== GIVEN RECORDS ==
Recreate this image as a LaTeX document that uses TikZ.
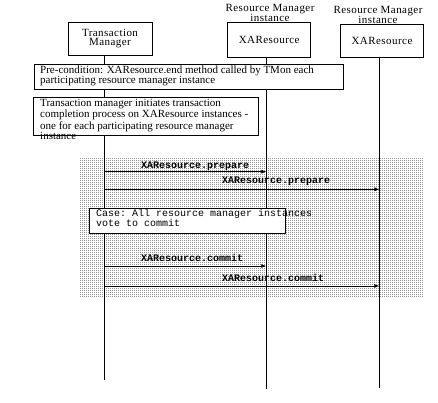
\documentclass[tikz,border=0pt]{standalone}
\usepackage{fontspec}
\setmainfont{Liberation Serif}
\setmonofont{Liberation Mono}
\newfontfamily\widefont[LetterSpace=4]{Liberation Serif}
\usetikzlibrary{patterns.meta,arrows.meta}
\tikzdeclarepattern{
  name=smalldots,
  type=uncolored,
  bounding box={(0pt,0pt) and (2pt,2pt)},
  tile size={(2pt,2pt)},
  code={\pgfpathrectangle{\pgfpointorigin}{\pgfpoint{1pt}{1pt}}\pgfusepath{fill}}
}
\tikzset{
  obj/.style={draw, line width=0.8pt, fill=white, inner sep=0pt, font=\widefont\fontsize{11}{9.5}\selectfont, align=center},
  rmlabel/.style={inner sep=0pt, font=\widefont\fontsize{11}{9.5}\selectfont, align=center},
  notebox/.style={draw, line width=0.8pt, fill=white, inner sep=0pt, anchor=north west},
  notetext/.style={inner sep=0pt, anchor=north west, align=left},
  life/.style={line width=0.8pt},
  msg/.style={line width=0.8pt, -{Latex[length=5pt,width=4pt]}},
  msglabel/.style={inner sep=0pt, anchor=west, font=\ttfamily\bfseries\fontsize{10}{10}\selectfont},
  shade/.style={pattern={smalldots}, pattern color=black}
}
\begin{document}
\begin{tikzpicture}[x=1pt,y=-1pt]
\useasboundingbox (0,0) rectangle (438,403);

% shaded fragment
\fill[shade] (80,158) rectangle (423,297);

% participants
\node[obj, minimum width=84pt, minimum height=33pt] (tm) at (110,38.5) {Transaction\\Manager};
\node[obj, minimum width=83pt, minimum height=34.6pt] (rm1) at (269.2,40) {XAResource};
\node[obj, minimum width=83.4pt, minimum height=33pt] (rm2) at (382,40.8) {XAResource};
\node[rmlabel] (rm1l) at (270,13) {Resource Manager\\instance};
\node[rmlabel] (rm2l) at (378,15) {Resource Manager\\instance};

% lifeline ends
\coordinate (tmend) at (104.3,380);
\coordinate (rm1end) at (266.3,389);
\coordinate (rm2end) at (379.3,388);
\draw[life] (tm.south -| tmend) -- (tmend);
\draw[life] (rm1.south -| rm1end) -- (rm1end);
\draw[life] (rm2.south -| rm2end) -- (rm2end);

% notes
\node[notebox, minimum width=308.4pt, minimum height=25pt] (pre) at (34.3,64.3) {};
\node[notetext, font=\fontsize{11}{10}\selectfont] (pret) at (40,66) {Pre-condition: XAResource.end method called by TMon each\\participating resource manager instance};

\node[notebox, minimum width=224.4pt, minimum height=37.7pt] (init) at (33.3,97.3) {};
\node[notetext, font=\fontsize{11}{8.7}\selectfont] (initt) at (40,99.5) {Transaction manager initiates transaction\\completion process on XAResource instances -\\one for each participating resource manager\\instance};

% messages
\coordinate (p1s) at (104.3,171.7);
\coordinate (p1e) at (266.3,171.7);
\coordinate (p2s) at (104.3,189.3);
\coordinate (p2e) at (379.3,189.3);
\coordinate (c1s) at (104.3,266);
\coordinate (c1e) at (266.3,266);
\coordinate (c2s) at (104.3,286);
\coordinate (c2e) at (379.3,286);

\draw[msg] (p1s) -- (p1e);
\draw[msg] (p2s) -- (p2e);
\draw[msg] (c1s) -- (c1e);
\draw[msg] (c2s) -- (c2e);

\node[msglabel] (p1l) at (141,166.2) {XAResource.prepare};
\node[msglabel] (p2l) at (222,181.7) {XAResource.prepare};
\node[msglabel] (c1l) at (141,258.3) {XAResource.commit};
\node[msglabel] (c2l) at (222,278.3) {XAResource.commit};

% case note
\node[notebox, minimum width=196pt, minimum height=24.4pt] (case) at (89,208.3) {};
\node[notetext, font=\ttfamily\fontsize{10}{10}\selectfont] (caset) at (96,209) {Case: All resource manager instances\\vote to commit};
\end{tikzpicture}
\end{document}
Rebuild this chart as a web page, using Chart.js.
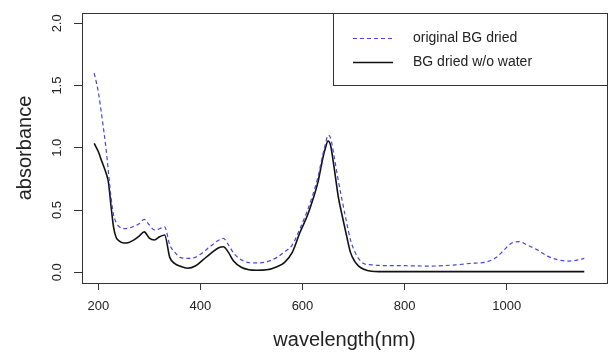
<!DOCTYPE html>
<html>
<head>
<meta charset="utf-8">
<script src="https://cdn.jsdelivr.net/npm/chart.js@4/dist/chart.umd.min.js"></script>
<style>
  html, body { margin: 0; padding: 0; background: #fff; }
  #wrap { width: 613px; height: 352px; }
</style>
</head>
<body>
<div id="wrap"><canvas id="absChart" width="613" height="352"></canvas></div>
<script>
// wavelengths (nm)
const wavelengths = [192, 200, 207, 215, 220, 225, 230, 235, 240, 250, 260, 270, 280, 290, 300, 310, 320, 330,
    340, 350, 360, 375, 390, 405, 420, 435, 445, 455, 465, 480, 495, 510, 530, 550, 565, 580, 595, 610, 620,
    630, 640, 645, 650, 655, 662, 670, 678, 686, 694, 702, 710, 720, 735, 750, 800, 850, 900, 930, 960, 980,
    995, 1010, 1025, 1040, 1060, 1080, 1100, 1120, 1140, 1152];

// original BG dried (blue dashed)
const originalDried = [1.60, 1.45, 1.25, 1.00, 0.80, 0.60, 0.46, 0.40, 0.37, 0.35, 0.355, 0.37, 0.39, 0.425, 0.38, 0.34, 0.35, 0.365,
    0.22, 0.16, 0.12, 0.112, 0.12, 0.16, 0.21, 0.255, 0.273, 0.22, 0.155, 0.10, 0.078, 0.075, 0.085, 0.12, 0.165, 0.22, 0.35, 0.50, 0.62,
    0.76, 0.95, 1.03, 1.10, 1.08, 0.93, 0.74, 0.57, 0.41, 0.26, 0.17, 0.11, 0.07, 0.06, 0.055, 0.053, 0.05, 0.06, 0.072, 0.083, 0.12,
    0.18, 0.235, 0.246, 0.22, 0.18, 0.13, 0.10, 0.09, 0.10, 0.112];

// BG dried w/o water (black solid)
const driedNoWater = [1.035, 0.97, 0.89, 0.80, 0.72, 0.53, 0.36, 0.28, 0.255, 0.235, 0.24, 0.26, 0.29, 0.325, 0.275, 0.26, 0.285, 0.30,
    0.12, 0.07, 0.05, 0.033, 0.05, 0.10, 0.15, 0.195, 0.205, 0.16, 0.09, 0.04, 0.02, 0.016, 0.02, 0.045, 0.08, 0.16, 0.32, 0.46, 0.58,
    0.72, 0.92, 1.00, 1.055, 1.02, 0.84, 0.61, 0.45, 0.30, 0.16, 0.09, 0.05, 0.025, 0.008, 0.005, 0.005, 0.005, 0.005, 0.005, 0.005, 0.005,
    0.005, 0.005, 0.005, 0.005, 0.005, 0.005, 0.005, 0.005, 0.005, 0.005];

const xTicks = [200, 400, 600, 800, 1000];
const yTicks = [0, 0.5, 1.0, 1.5, 2.0];
const seriesLabels = ['original BG dried', 'BG dried w/o water'];

const toPoints = (vals) => vals.map((v, i) => ({ x: wavelengths[i], y: v }));

// box round the plot, rotated y labels and the legend box, drawn like base R
const rStylePlugin = {
    id: 'rStyle',
    afterDraw(chart) {
        const ctx = chart.ctx;
        const a = chart.chartArea;
        ctx.save();
        ctx.strokeStyle = '#333';
        ctx.lineWidth = 1;
        ctx.strokeRect(Math.round(a.left) + 0.5, Math.round(a.top) + 0.5,
            Math.round(a.right - a.left), Math.round(a.bottom - a.top));

        // y tick labels, read bottom to top
        const ys = chart.scales.y;
        ctx.fillStyle = '#222';
        ctx.font = '13px "Liberation Sans", Arial, sans-serif';
        ctx.textAlign = 'center';
        ctx.textBaseline = 'middle';
        yTicks.forEach((t) => {
            const py = ys.getPixelForValue(t);
            ctx.save();
            ctx.translate(57, py);
            ctx.rotate(-Math.PI / 2);
            ctx.fillText(t.toFixed(1), 0, 0);
            ctx.restore();
        });

        // legend
        const lx = 333, ly = 13, lw = a.right - 333, lh = 72;
        ctx.fillStyle = '#fff';
        ctx.fillRect(lx, ly, lw, lh);
        ctx.strokeStyle = '#333';
        ctx.strokeRect(lx + 0.5, ly + 0.5, lw, lh);
        ctx.font = '14px "Liberation Sans", Arial, sans-serif';
        ctx.textAlign = 'left';
        chart.data.datasets.forEach((ds, i) => {
            const yy = 38.5 + i * 24;
            ctx.strokeStyle = ds.borderColor;
            ctx.lineWidth = ds.borderWidth;
            ctx.setLineDash(ds.borderDash || []);
            ctx.beginPath();
            ctx.moveTo(353, yy);
            ctx.lineTo(393, yy);
            ctx.stroke();
            ctx.setLineDash([]);
            ctx.fillStyle = '#222';
            ctx.fillText(ds.label, 413, yy);
        });
        ctx.restore();
    }
};

const chart = new Chart(document.getElementById('absChart'), {
    type: 'line',
    data: {
        datasets: [{
            label: seriesLabels[0],
            data: toPoints(originalDried),
            borderColor: '#4545e0',
            borderWidth: 1.2,
            borderDash: [4, 3],
            pointRadius: 0,
            fill: false,
            cubicInterpolationMode: 'monotone'
        }, {
            label: seriesLabels[1],
            data: toPoints(driedNoWater),
            borderColor: '#111',
            borderWidth: 1.6,
            pointRadius: 0,
            fill: false,
            cubicInterpolationMode: 'monotone'
        }]
    },
    options: {
        responsive: false,
        animation: false,
        events: [],
        layout: { padding: { top: 13, right: 6, left: 0, bottom: 0 } },
        plugins: { legend: { display: false }, tooltip: { enabled: false } },
        scales: {
            x: {
                type: 'linear',
                min: 168.1,
                max: 1196.5,
                afterBuildTicks: (scale) => { scale.ticks = xTicks.map(v => ({ value: v })); },
                afterFit: (scale) => { scale.height = 69; },
                border: { display: false },
                grid: { drawOnChartArea: false, drawTicks: true, tickLength: 7, color: '#333', lineWidth: 1 },
                ticks: {
                    color: '#222',
                    padding: 9,
                    maxRotation: 0,
                    font: { family: '"Liberation Sans", Arial, sans-serif', size: 13 },
                    callback: (v) => String(v)
                },
                title: {
                    display: true,
                    text: 'wavelength(nm)',
                    color: '#222',
                    padding: { top: 0, bottom: 0 },
                    font: { family: '"Liberation Sans", Arial, sans-serif', size: 20 }
                }
            },
            y: {
                type: 'linear',
                min: -0.086,
                max: 2.083,
                afterBuildTicks: (scale) => { scale.ticks = yTicks.map(v => ({ value: v })); },
                afterFit: (scale) => { scale.width = 82; },
                border: { display: false },
                grid: { drawOnChartArea: false, drawTicks: true, tickLength: 8, color: '#333', lineWidth: 1 },
                ticks: { display: false },
                title: {
                    display: true,
                    text: 'absorbance',
                    color: '#222',
                    padding: { top: 13, bottom: 0 },
                    font: { family: '"Liberation Sans", Arial, sans-serif', size: 20 }
                }
            }
        }
    },
    plugins: [rStylePlugin]
});
</script>
</body>
</html>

== DIRECTIVE ==
Read through the entries and copy each line in which "this" appears.

== WRITTEN RESPONSE ==
Recreate this image as a LaTeX document that uses TikZ.
Rebuild this chart as a web page, using Chart.js.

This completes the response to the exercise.